You can’t have a skinny, moderately mobile quarterback with a subpar arm in the middle of a weekly blitzkrieg. But that’s where Jones was to the point he turned into a puddle. You can’t build an offense if you don’t lay the foundation, was my logic.

Obviously the Patriots were lured by the siren song of Maye’s upside, so the high-end tackle didn’t happen. But they did grab a tackle in the third round, Caedan Wallace from Penn State, with the 68th overall pick. He played 47 games in the Big Ten, is experienced and was described as “a clock-puncher who plays with better fundamentals and technique than his highly regarded teammate, Olumuyiwa Fashanu,” by NFL.com draft expert Lance Zierlein.
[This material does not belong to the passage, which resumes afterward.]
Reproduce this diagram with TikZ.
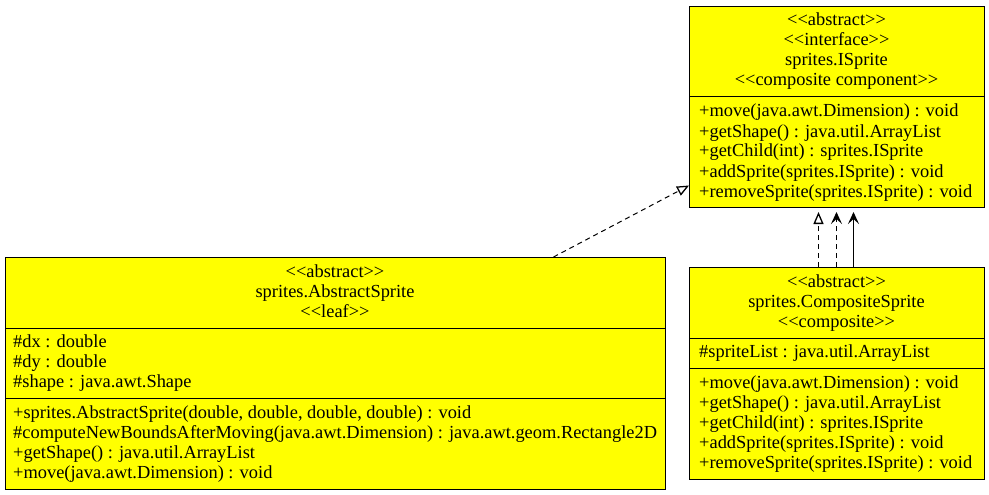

It’s not a home run, but it should at least be a single.

They also added a fourth-round guard, Layden Robinson, who can come in and compete with Sow (the likely starter at right guard) and maybe be in the pipeline if the team moves on from Strange after his rookie contract expires.

They grabbed a corner, Marcellas Dial, in the sixth. They needed one of those. They grabbed another quarterback for depth, Joe Milton, who has a cannon, which would be a departure from what they’ve had in the bullpen with Bailey Zappe. And they added a project tight end in Jaheim Bell, which – given that Hunter Henry's the only layup resource at that spot – will give them some versatility at the position since he’s more of a pass-catcher and YAC guy than an in-line thumper.

So to sum it up, no “hold my beer” selections like a kicker in the fourth round. One minor trade down. A whole lot of “stick-and-pick” at positions that a team with an offense as unwatchable as New England’s needed to make.

After floundering in free agency, the Patriots did what feels like the right thing in the draft.